Charts and diagrams as code:
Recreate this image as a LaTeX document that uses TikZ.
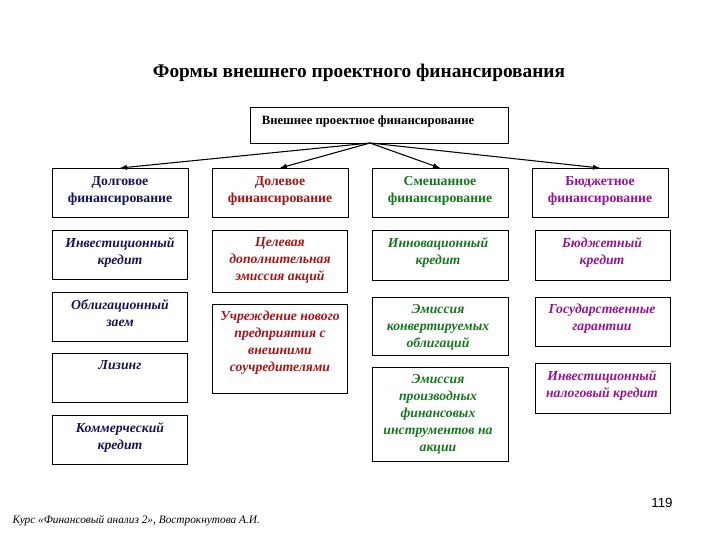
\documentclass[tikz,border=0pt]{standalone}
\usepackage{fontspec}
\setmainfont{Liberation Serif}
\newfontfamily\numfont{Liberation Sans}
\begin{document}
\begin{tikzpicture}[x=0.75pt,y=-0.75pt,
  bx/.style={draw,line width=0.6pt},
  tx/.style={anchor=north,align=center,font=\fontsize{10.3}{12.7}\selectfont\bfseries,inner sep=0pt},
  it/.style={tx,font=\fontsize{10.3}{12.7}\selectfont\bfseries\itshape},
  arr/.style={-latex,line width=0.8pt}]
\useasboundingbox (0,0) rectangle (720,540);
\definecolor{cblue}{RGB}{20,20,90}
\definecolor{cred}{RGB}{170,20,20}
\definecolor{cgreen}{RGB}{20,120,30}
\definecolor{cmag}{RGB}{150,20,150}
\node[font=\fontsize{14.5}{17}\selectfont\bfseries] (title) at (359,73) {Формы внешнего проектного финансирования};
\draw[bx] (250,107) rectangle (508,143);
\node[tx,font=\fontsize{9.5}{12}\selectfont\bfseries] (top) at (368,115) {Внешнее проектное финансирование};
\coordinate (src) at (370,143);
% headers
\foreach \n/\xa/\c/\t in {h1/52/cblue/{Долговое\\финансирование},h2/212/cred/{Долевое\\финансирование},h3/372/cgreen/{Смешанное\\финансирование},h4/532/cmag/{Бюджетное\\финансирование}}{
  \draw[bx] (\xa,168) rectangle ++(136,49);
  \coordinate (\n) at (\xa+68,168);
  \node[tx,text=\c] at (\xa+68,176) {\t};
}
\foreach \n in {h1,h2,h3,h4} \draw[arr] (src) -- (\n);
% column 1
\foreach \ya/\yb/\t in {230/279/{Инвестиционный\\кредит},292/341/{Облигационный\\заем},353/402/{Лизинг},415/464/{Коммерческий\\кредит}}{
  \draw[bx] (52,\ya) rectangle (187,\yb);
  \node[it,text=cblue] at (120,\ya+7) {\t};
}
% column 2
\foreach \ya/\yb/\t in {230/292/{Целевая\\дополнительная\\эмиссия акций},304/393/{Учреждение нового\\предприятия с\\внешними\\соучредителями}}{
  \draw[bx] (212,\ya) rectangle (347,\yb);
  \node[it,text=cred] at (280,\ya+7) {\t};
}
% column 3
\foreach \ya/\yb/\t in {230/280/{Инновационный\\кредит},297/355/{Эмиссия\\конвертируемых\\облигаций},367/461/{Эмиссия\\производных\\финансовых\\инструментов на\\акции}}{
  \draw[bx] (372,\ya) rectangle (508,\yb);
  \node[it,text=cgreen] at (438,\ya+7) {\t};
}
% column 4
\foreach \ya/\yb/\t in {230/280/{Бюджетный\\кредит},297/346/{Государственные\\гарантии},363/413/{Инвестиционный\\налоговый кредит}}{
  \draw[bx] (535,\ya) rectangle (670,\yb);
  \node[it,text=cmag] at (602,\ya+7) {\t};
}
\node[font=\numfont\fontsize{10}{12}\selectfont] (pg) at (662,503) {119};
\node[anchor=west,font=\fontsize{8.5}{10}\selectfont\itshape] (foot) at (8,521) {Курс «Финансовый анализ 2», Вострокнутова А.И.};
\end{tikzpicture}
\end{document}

==

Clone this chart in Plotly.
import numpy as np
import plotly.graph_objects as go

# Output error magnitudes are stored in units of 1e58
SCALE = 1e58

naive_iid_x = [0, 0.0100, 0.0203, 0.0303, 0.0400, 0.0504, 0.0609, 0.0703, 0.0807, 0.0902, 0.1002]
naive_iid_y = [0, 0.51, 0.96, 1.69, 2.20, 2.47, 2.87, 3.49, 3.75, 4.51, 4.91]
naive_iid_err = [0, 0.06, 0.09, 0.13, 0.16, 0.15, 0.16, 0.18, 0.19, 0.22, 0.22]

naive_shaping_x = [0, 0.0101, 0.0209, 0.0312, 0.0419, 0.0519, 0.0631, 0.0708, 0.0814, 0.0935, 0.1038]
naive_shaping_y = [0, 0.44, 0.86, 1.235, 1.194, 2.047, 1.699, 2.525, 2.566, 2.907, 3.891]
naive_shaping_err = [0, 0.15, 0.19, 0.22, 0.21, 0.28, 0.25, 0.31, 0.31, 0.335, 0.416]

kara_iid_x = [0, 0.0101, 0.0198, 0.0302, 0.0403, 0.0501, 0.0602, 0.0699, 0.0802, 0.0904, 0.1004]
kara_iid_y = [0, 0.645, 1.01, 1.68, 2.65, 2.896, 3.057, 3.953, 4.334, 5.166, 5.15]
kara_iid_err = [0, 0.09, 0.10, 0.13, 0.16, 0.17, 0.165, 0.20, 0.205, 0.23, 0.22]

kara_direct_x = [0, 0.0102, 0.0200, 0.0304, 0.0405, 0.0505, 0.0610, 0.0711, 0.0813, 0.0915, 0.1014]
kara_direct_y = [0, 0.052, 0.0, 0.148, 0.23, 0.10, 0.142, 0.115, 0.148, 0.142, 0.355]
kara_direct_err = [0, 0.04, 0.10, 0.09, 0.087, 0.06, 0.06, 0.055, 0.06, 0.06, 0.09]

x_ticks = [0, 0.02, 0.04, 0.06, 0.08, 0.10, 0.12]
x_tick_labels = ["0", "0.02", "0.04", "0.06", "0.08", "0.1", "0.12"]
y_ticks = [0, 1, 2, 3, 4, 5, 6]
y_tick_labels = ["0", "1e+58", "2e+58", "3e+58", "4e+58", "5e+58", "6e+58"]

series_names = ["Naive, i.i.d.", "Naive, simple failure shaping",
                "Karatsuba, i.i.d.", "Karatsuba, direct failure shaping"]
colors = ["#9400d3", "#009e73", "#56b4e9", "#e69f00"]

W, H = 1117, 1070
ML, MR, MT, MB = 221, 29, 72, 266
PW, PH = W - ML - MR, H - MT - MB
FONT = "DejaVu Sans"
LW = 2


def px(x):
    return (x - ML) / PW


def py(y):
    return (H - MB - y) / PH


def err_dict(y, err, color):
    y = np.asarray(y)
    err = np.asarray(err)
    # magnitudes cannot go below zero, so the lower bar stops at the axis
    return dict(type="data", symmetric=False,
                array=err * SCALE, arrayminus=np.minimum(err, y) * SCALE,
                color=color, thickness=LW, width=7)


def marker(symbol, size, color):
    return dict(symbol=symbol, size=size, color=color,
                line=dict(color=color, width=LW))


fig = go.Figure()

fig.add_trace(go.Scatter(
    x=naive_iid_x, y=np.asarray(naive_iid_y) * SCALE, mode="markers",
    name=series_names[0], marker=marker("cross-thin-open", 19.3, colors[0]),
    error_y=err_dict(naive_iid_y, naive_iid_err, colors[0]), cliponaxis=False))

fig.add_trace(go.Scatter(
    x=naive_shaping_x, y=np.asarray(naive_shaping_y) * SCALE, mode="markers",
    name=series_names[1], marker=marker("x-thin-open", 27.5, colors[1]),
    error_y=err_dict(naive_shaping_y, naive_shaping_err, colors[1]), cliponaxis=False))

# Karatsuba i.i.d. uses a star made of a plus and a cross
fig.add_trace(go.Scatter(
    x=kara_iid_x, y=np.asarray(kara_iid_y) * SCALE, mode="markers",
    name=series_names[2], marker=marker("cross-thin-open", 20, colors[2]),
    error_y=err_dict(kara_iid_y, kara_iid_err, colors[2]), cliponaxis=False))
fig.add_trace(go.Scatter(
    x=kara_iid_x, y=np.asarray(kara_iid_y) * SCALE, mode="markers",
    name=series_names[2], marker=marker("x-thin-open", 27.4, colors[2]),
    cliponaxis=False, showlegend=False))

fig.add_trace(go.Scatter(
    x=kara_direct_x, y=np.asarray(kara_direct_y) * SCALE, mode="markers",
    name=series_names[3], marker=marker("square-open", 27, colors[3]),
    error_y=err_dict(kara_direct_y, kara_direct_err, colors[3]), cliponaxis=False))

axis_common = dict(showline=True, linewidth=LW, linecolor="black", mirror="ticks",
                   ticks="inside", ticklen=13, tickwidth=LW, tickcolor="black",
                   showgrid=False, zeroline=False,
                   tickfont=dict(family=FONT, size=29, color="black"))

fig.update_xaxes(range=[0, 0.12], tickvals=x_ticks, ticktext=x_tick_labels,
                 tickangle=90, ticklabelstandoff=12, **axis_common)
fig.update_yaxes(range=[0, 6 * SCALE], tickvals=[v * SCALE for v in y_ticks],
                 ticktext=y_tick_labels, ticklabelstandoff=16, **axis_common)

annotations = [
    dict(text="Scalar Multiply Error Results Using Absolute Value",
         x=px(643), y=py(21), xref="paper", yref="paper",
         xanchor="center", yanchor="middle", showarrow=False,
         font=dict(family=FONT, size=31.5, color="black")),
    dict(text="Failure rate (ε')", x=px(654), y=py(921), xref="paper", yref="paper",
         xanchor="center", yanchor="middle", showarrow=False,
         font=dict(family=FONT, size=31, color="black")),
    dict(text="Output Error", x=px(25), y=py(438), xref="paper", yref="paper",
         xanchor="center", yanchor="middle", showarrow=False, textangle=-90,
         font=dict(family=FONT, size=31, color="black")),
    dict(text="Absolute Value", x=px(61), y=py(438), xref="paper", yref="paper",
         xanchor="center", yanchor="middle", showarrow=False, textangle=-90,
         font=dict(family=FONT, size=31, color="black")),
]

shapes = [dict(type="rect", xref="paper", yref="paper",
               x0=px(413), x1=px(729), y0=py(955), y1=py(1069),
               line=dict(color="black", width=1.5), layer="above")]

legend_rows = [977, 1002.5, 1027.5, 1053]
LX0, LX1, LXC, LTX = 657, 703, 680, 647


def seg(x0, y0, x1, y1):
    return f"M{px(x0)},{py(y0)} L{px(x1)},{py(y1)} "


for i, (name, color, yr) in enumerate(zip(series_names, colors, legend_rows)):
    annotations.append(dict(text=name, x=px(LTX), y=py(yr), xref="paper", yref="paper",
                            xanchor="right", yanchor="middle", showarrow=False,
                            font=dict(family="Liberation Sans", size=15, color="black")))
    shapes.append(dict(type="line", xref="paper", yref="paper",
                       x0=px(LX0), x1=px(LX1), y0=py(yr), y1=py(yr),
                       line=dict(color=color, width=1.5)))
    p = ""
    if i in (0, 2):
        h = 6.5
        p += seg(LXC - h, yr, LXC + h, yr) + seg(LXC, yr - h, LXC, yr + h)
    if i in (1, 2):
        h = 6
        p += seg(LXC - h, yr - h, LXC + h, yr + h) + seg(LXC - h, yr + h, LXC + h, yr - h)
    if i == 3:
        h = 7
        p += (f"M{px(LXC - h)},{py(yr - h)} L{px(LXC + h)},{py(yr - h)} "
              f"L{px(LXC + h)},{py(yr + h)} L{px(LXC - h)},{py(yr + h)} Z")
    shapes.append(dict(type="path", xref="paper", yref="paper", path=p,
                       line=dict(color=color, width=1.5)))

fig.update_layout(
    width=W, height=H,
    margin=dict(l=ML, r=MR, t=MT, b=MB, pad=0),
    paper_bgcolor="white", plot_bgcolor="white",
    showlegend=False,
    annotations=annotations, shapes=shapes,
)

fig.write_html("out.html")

:: Short problem ::
Exact duplication is required for the lines above, from the line that contains "Clone this chart in Plotly." to the line that contains "0.31, 0.335, 0.416]", inclusive; omit all others.

:: Right answer ::
Clone this chart in Plotly.
import numpy as np
import plotly.graph_objects as go

# Output error magnitudes are stored in units of 1e58
SCALE = 1e58

naive_iid_x = [0, 0.0100, 0.0203, 0.0303, 0.0400, 0.0504, 0.0609, 0.0703, 0.0807, 0.0902, 0.1002]
naive_iid_y = [0, 0.51, 0.96, 1.69, 2.20, 2.47, 2.87, 3.49, 3.75, 4.51, 4.91]
naive_iid_err = [0, 0.06, 0.09, 0.13, 0.16, 0.15, 0.16, 0.18, 0.19, 0.22, 0.22]

naive_shaping_x = [0, 0.0101, 0.0209, 0.0312, 0.0419, 0.0519, 0.0631, 0.0708, 0.0814, 0.0935, 0.1038]
naive_shaping_y = [0, 0.44, 0.86, 1.235, 1.194, 2.047, 1.699, 2.525, 2.566, 2.907, 3.891]
naive_shaping_err = [0, 0.15, 0.19, 0.22, 0.21, 0.28, 0.25, 0.31, 0.31, 0.335, 0.416]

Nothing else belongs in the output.